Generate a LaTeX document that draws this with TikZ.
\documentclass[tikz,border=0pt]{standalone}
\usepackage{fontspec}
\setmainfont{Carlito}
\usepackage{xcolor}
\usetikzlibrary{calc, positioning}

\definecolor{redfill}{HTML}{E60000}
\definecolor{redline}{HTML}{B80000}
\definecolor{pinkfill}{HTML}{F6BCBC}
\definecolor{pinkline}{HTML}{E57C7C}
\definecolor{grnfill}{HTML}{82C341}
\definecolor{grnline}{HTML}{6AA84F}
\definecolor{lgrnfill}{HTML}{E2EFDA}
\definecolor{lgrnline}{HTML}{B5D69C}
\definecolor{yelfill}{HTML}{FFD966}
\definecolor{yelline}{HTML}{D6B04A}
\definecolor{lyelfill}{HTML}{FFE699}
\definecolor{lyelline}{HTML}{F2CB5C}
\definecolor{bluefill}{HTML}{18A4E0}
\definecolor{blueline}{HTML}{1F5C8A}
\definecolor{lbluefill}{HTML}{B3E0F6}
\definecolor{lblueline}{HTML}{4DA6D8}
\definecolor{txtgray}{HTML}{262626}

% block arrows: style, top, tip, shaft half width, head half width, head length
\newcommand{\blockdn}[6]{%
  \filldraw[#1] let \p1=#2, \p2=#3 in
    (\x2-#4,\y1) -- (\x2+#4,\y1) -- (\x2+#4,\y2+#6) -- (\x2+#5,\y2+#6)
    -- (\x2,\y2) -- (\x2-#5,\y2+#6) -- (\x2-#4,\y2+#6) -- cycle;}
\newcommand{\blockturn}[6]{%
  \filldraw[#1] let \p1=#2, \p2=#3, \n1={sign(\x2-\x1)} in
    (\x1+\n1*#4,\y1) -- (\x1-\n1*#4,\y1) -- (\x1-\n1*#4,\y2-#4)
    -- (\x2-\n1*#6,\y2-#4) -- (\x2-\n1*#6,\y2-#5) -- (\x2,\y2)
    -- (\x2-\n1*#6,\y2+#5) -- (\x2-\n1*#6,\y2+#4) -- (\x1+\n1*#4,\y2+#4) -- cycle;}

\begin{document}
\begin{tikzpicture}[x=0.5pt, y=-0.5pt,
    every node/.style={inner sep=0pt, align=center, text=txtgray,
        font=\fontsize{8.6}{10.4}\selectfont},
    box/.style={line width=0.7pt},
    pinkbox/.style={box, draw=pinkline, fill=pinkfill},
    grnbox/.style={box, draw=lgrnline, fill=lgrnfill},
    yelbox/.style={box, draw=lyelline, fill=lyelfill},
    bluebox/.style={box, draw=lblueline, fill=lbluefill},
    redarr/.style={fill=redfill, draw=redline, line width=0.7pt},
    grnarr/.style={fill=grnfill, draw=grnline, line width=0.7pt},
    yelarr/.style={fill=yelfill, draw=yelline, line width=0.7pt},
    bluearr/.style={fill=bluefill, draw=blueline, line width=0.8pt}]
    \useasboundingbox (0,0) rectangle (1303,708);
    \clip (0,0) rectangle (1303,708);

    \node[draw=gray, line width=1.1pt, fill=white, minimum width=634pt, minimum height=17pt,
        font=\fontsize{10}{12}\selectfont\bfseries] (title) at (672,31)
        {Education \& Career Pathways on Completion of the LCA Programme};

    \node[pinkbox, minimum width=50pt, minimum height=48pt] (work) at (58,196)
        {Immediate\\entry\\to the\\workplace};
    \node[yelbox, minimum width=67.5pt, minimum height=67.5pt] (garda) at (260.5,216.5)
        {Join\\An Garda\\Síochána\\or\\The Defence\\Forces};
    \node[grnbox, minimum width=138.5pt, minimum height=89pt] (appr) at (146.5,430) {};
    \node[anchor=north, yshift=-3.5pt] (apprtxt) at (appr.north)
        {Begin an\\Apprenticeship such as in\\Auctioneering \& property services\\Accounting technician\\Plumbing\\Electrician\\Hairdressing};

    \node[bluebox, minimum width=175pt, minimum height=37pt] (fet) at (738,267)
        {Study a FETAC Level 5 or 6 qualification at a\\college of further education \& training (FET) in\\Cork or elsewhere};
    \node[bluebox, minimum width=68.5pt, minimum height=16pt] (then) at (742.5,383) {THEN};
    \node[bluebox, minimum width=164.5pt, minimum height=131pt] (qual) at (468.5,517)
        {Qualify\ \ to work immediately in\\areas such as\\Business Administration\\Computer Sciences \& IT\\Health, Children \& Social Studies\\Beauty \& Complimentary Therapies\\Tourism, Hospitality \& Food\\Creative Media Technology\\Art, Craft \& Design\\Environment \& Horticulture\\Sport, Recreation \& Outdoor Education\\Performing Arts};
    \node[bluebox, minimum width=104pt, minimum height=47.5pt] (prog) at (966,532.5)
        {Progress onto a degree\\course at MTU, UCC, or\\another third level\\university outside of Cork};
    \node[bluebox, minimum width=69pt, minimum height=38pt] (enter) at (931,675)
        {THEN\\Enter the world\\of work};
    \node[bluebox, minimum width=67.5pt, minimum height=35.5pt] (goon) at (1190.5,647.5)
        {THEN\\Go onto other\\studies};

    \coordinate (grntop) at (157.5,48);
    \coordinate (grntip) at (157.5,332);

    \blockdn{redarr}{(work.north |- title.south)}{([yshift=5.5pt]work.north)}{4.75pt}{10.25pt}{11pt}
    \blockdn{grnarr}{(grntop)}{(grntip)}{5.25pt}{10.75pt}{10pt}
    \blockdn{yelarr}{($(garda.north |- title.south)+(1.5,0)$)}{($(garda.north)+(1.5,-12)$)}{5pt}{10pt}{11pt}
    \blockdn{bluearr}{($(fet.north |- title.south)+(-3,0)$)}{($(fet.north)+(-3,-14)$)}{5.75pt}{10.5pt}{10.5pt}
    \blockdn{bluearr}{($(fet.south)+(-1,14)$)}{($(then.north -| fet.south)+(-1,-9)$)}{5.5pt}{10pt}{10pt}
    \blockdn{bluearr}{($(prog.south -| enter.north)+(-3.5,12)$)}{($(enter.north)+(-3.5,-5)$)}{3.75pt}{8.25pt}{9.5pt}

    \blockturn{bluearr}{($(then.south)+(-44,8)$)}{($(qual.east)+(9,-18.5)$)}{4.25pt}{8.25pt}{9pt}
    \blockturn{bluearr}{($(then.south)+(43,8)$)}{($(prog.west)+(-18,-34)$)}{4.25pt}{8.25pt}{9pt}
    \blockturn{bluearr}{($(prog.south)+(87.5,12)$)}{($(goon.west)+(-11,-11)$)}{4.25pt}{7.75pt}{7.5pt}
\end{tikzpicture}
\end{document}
_ _ _ _
● **Problem to solve**: Repeat every line of the data, exactly and in full.

● **Solution for this exercise**:
Generate a LaTeX document that draws this with TikZ.
\documentclass[tikz,border=0pt]{standalone}
\usepackage{fontspec}
\setmainfont{Carlito}
\usepackage{xcolor}
\usetikzlibrary{calc, positioning}

\definecolor{redfill}{HTML}{E60000}
\definecolor{redline}{HTML}{B80000}
\definecolor{pinkfill}{HTML}{F6BCBC}
\definecolor{pinkline}{HTML}{E57C7C}
\definecolor{grnfill}{HTML}{82C341}
\definecolor{grnline}{HTML}{6AA84F}
\definecolor{lgrnfill}{HTML}{E2EFDA}
\definecolor{lgrnline}{HTML}{B5D69C}
\definecolor{yelfill}{HTML}{FFD966}
\definecolor{yelline}{HTML}{D6B04A}
\definecolor{lyelfill}{HTML}{FFE699}
\definecolor{lyelline}{HTML}{F2CB5C}
\definecolor{bluefill}{HTML}{18A4E0}
\definecolor{blueline}{HTML}{1F5C8A}
\definecolor{lbluefill}{HTML}{B3E0F6}
\definecolor{lblueline}{HTML}{4DA6D8}
\definecolor{txtgray}{HTML}{262626}

% block arrows: style, top, tip, shaft half width, head half width, head length
\newcommand{\blockdn}[6]{%
  \filldraw[#1] let \p1=#2, \p2=#3 in
    (\x2-#4,\y1) -- (\x2+#4,\y1) -- (\x2+#4,\y2+#6) -- (\x2+#5,\y2+#6)
    -- (\x2,\y2) -- (\x2-#5,\y2+#6) -- (\x2-#4,\y2+#6) -- cycle;}
\newcommand{\blockturn}[6]{%
  \filldraw[#1] let \p1=#2, \p2=#3, \n1={sign(\x2-\x1)} in
    (\x1+\n1*#4,\y1) -- (\x1-\n1*#4,\y1) -- (\x1-\n1*#4,\y2-#4)
    -- (\x2-\n1*#6,\y2-#4) -- (\x2-\n1*#6,\y2-#5) -- (\x2,\y2)
    -- (\x2-\n1*#6,\y2+#5) -- (\x2-\n1*#6,\y2+#4) -- (\x1+\n1*#4,\y2+#4) -- cycle;}

\begin{document}
\begin{tikzpicture}[x=0.5pt, y=-0.5pt,
    every node/.style={inner sep=0pt, align=center, text=txtgray,
        font=\fontsize{8.6}{10.4}\selectfont},
    box/.style={line width=0.7pt},
    pinkbox/.style={box, draw=pinkline, fill=pinkfill},
    grnbox/.style={box, draw=lgrnline, fill=lgrnfill},
    yelbox/.style={box, draw=lyelline, fill=lyelfill},
    bluebox/.style={box, draw=lblueline, fill=lbluefill},
    redarr/.style={fill=redfill, draw=redline, line width=0.7pt},
    grnarr/.style={fill=grnfill, draw=grnline, line width=0.7pt},
    yelarr/.style={fill=yelfill, draw=yelline, line width=0.7pt},
    bluearr/.style={fill=bluefill, draw=blueline, line width=0.8pt}]
    \useasboundingbox (0,0) rectangle (1303,708);
    \clip (0,0) rectangle (1303,708);

    \node[draw=gray, line width=1.1pt, fill=white, minimum width=634pt, minimum height=17pt,
        font=\fontsize{10}{12}\selectfont\bfseries] (title) at (672,31)
        {Education \& Career Pathways on Completion of the LCA Programme};

    \node[pinkbox, minimum width=50pt, minimum height=48pt] (work) at (58,196)
        {Immediate\\entry\\to the\\workplace};
    \node[yelbox, minimum width=67.5pt, minimum height=67.5pt] (garda) at (260.5,216.5)
        {Join\\An Garda\\Síochána\\or\\The Defence\\Forces};
    \node[grnbox, minimum width=138.5pt, minimum height=89pt] (appr) at (146.5,430) {};
    \node[anchor=north, yshift=-3.5pt] (apprtxt) at (appr.north)
        {Begin an\\Apprenticeship such as in\\Auctioneering \& property services\\Accounting technician\\Plumbing\\Electrician\\Hairdressing};

    \node[bluebox, minimum width=175pt, minimum height=37pt] (fet) at (738,267)
        {Study a FETAC Level 5 or 6 qualification at a\\college of further education \& training (FET) in\\Cork or elsewhere};
    \node[bluebox, minimum width=68.5pt, minimum height=16pt] (then) at (742.5,383) {THEN};
    \node[bluebox, minimum width=164.5pt, minimum height=131pt] (qual) at (468.5,517)
        {Qualify\ \ to work immediately in\\areas such as\\Business Administration\\Computer Sciences \& IT\\Health, Children \& Social Studies\\Beauty \& Complimentary Therapies\\Tourism, Hospitality \& Food\\Creative Media Technology\\Art, Craft \& Design\\Environment \& Horticulture\\Sport, Recreation \& Outdoor Education\\Performing Arts};
    \node[bluebox, minimum width=104pt, minimum height=47.5pt] (prog) at (966,532.5)
        {Progress onto a degree\\course at MTU, UCC, or\\another third level\\university outside of Cork};
    \node[bluebox, minimum width=69pt, minimum height=38pt] (enter) at (931,675)
        {THEN\\Enter the world\\of work};
    \node[bluebox, minimum width=67.5pt, minimum height=35.5pt] (goon) at (1190.5,647.5)
        {THEN\\Go onto other\\studies};

    \coordinate (grntop) at (157.5,48);
    \coordinate (grntip) at (157.5,332);

    \blockdn{redarr}{(work.north |- title.south)}{([yshift=5.5pt]work.north)}{4.75pt}{10.25pt}{11pt}
    \blockdn{grnarr}{(grntop)}{(grntip)}{5.25pt}{10.75pt}{10pt}
    \blockdn{yelarr}{($(garda.north |- title.south)+(1.5,0)$)}{($(garda.north)+(1.5,-12)$)}{5pt}{10pt}{11pt}
    \blockdn{bluearr}{($(fet.north |- title.south)+(-3,0)$)}{($(fet.north)+(-3,-14)$)}{5.75pt}{10.5pt}{10.5pt}
    \blockdn{bluearr}{($(fet.south)+(-1,14)$)}{($(then.north -| fet.south)+(-1,-9)$)}{5.5pt}{10pt}{10pt}
    \blockdn{bluearr}{($(prog.south -| enter.north)+(-3.5,12)$)}{($(enter.north)+(-3.5,-5)$)}{3.75pt}{8.25pt}{9.5pt}

    \blockturn{bluearr}{($(then.south)+(-44,8)$)}{($(qual.east)+(9,-18.5)$)}{4.25pt}{8.25pt}{9pt}
    \blockturn{bluearr}{($(then.south)+(43,8)$)}{($(prog.west)+(-18,-34)$)}{4.25pt}{8.25pt}{9pt}
    \blockturn{bluearr}{($(prog.south)+(87.5,12)$)}{($(goon.west)+(-11,-11)$)}{4.25pt}{7.75pt}{7.5pt}
\end{tikzpicture}
\end{document}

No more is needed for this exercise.